### Instruction
In the lines below, output everything from the first line through the line containing "XAxis, YAxis, ReferenceDot" exactly as it is. Pictures are not part of the output.

### Information shown
====================
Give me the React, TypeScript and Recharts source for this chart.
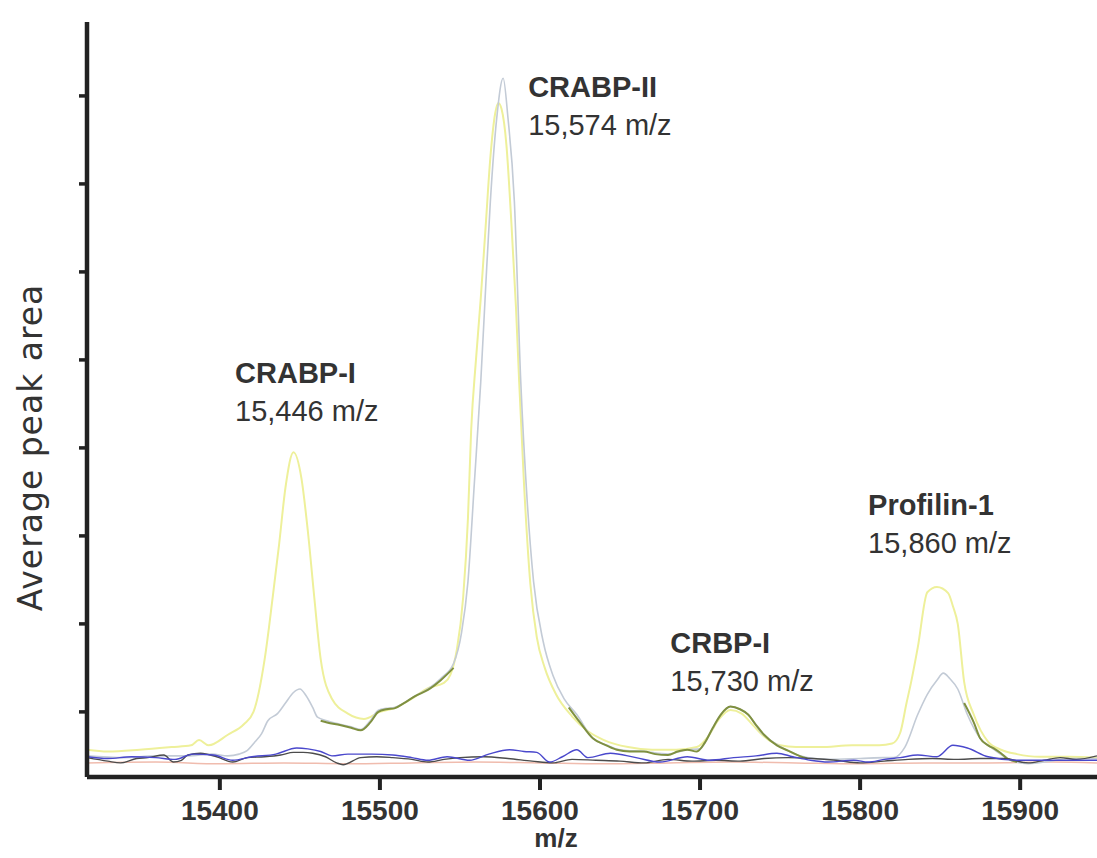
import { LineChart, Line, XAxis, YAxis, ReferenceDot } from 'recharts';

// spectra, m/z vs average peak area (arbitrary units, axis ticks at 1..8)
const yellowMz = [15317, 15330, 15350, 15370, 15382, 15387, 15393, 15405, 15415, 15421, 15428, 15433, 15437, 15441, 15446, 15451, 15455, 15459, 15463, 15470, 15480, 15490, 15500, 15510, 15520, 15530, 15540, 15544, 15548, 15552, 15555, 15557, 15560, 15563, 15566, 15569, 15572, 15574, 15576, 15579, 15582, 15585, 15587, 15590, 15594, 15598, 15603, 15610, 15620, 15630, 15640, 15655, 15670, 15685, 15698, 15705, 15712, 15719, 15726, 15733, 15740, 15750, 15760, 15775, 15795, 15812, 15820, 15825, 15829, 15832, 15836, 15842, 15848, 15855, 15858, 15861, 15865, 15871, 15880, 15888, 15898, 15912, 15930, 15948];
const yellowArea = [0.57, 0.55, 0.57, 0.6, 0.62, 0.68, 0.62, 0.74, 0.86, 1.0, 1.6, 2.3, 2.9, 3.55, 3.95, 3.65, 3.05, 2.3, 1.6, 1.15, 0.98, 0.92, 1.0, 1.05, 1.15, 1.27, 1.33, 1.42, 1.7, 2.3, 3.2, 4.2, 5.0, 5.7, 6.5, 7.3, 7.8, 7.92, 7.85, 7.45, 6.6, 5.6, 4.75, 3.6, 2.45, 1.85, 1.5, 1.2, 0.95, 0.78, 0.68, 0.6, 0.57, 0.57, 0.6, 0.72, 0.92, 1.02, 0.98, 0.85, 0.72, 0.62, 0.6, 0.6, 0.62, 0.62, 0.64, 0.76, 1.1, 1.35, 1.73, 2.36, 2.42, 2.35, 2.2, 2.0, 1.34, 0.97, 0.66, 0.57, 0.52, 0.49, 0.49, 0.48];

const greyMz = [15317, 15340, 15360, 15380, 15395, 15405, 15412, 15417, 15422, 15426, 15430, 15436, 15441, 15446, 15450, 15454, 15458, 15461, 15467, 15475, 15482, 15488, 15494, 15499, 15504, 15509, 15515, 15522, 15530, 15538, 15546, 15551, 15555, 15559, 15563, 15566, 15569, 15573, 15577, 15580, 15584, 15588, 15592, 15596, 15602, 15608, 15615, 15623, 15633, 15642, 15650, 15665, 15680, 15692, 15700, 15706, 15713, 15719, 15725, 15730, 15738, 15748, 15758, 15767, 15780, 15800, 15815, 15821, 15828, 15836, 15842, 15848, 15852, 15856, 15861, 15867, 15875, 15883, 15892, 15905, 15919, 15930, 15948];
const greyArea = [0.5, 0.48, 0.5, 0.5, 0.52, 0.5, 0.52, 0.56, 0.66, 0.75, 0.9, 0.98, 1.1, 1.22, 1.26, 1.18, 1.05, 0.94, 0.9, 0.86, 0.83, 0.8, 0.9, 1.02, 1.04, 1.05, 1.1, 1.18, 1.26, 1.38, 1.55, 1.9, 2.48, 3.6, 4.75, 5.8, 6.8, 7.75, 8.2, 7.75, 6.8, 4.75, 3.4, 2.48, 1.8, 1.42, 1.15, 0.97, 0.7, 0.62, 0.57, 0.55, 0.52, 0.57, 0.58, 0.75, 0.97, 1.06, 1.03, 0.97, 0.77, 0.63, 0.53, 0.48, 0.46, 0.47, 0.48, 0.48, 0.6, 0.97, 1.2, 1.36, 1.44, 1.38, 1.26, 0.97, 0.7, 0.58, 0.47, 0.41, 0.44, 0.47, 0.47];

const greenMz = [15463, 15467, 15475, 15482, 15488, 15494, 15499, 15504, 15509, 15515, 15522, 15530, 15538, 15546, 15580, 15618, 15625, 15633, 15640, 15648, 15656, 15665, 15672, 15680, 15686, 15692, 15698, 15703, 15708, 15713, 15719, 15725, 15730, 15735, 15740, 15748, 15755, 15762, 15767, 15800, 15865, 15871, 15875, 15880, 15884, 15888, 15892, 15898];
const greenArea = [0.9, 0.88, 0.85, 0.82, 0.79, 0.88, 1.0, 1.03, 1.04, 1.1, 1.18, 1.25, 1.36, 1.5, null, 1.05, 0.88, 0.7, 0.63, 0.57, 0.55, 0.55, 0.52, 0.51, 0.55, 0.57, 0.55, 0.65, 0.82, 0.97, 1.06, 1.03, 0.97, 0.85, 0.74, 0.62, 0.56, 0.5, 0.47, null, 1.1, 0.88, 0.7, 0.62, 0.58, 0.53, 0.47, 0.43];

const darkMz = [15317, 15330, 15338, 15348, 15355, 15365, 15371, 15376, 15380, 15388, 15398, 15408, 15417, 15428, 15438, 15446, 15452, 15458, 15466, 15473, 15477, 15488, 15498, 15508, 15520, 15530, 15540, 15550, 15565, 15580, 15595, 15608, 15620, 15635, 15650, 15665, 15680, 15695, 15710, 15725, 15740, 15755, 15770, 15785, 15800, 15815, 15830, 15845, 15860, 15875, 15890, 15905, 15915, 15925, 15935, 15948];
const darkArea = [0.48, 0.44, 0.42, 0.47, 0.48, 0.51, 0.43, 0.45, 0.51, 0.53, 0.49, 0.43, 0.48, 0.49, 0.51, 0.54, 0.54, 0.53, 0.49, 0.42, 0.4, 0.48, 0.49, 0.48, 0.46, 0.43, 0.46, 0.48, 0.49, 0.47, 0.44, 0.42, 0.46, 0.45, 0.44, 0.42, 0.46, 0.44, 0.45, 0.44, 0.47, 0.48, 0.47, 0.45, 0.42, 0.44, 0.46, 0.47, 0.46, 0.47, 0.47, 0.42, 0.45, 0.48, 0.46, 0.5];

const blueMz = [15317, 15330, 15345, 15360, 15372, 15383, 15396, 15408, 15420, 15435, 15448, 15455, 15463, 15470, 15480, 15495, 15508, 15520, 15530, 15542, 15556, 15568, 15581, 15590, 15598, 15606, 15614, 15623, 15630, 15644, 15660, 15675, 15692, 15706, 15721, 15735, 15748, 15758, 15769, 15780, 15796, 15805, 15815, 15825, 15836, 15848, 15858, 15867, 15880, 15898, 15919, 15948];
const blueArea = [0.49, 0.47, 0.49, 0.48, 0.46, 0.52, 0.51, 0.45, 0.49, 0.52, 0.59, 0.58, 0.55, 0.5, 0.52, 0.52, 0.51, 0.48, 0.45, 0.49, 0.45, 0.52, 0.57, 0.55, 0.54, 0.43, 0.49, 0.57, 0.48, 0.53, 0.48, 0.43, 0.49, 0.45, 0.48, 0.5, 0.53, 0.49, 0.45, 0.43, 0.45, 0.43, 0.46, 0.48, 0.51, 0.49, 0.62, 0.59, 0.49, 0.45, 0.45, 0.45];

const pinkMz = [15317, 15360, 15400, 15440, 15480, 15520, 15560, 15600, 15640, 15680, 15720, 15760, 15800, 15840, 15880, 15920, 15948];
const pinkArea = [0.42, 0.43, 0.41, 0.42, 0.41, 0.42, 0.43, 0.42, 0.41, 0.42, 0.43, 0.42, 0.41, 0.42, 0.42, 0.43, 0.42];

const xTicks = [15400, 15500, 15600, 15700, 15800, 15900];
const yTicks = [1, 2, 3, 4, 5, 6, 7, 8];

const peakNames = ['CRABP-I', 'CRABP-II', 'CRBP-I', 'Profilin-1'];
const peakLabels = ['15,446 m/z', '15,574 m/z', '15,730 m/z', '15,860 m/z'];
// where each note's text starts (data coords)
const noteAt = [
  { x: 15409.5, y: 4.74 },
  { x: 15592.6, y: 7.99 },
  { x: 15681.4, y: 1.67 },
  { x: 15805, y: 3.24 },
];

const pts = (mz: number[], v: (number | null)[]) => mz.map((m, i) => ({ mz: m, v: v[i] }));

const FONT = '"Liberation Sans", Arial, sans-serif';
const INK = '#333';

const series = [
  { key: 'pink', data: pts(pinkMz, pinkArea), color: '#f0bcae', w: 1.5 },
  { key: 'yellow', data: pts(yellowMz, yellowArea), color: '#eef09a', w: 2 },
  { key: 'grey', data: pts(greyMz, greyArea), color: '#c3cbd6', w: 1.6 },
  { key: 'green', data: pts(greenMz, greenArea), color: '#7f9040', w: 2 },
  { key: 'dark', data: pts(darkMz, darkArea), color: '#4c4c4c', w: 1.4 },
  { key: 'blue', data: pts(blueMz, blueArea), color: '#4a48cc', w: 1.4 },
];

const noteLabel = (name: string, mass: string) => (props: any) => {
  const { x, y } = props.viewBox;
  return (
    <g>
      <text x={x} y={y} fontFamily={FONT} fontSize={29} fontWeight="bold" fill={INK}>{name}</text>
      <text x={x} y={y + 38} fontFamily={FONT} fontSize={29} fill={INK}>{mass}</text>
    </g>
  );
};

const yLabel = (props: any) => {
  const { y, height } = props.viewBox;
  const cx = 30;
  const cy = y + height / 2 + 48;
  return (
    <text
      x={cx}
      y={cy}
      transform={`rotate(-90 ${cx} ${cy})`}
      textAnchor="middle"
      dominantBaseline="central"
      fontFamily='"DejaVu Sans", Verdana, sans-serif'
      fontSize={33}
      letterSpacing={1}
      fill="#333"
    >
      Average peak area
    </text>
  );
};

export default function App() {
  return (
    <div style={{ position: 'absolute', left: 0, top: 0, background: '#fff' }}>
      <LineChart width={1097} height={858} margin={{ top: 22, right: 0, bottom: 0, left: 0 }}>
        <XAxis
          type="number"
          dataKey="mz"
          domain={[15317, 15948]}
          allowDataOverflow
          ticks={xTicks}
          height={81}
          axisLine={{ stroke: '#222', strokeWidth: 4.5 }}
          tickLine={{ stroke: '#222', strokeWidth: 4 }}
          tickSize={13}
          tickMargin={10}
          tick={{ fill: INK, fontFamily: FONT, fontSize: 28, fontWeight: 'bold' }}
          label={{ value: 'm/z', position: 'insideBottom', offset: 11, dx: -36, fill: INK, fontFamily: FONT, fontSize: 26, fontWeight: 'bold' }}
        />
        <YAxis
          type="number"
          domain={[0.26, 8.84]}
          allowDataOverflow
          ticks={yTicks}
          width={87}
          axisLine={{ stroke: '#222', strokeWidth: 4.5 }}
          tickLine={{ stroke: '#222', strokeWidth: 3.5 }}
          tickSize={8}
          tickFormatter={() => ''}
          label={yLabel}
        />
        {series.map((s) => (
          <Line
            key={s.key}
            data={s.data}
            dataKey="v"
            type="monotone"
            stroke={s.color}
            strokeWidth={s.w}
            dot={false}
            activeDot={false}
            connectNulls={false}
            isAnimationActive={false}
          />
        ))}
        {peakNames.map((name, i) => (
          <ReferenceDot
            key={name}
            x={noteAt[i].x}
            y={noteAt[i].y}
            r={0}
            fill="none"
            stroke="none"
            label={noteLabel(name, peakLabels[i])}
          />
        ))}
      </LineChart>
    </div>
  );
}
====================
### Completed task
Give me the React, TypeScript and Recharts source for this chart.
import { LineChart, Line, XAxis, YAxis, ReferenceDot } from 'recharts';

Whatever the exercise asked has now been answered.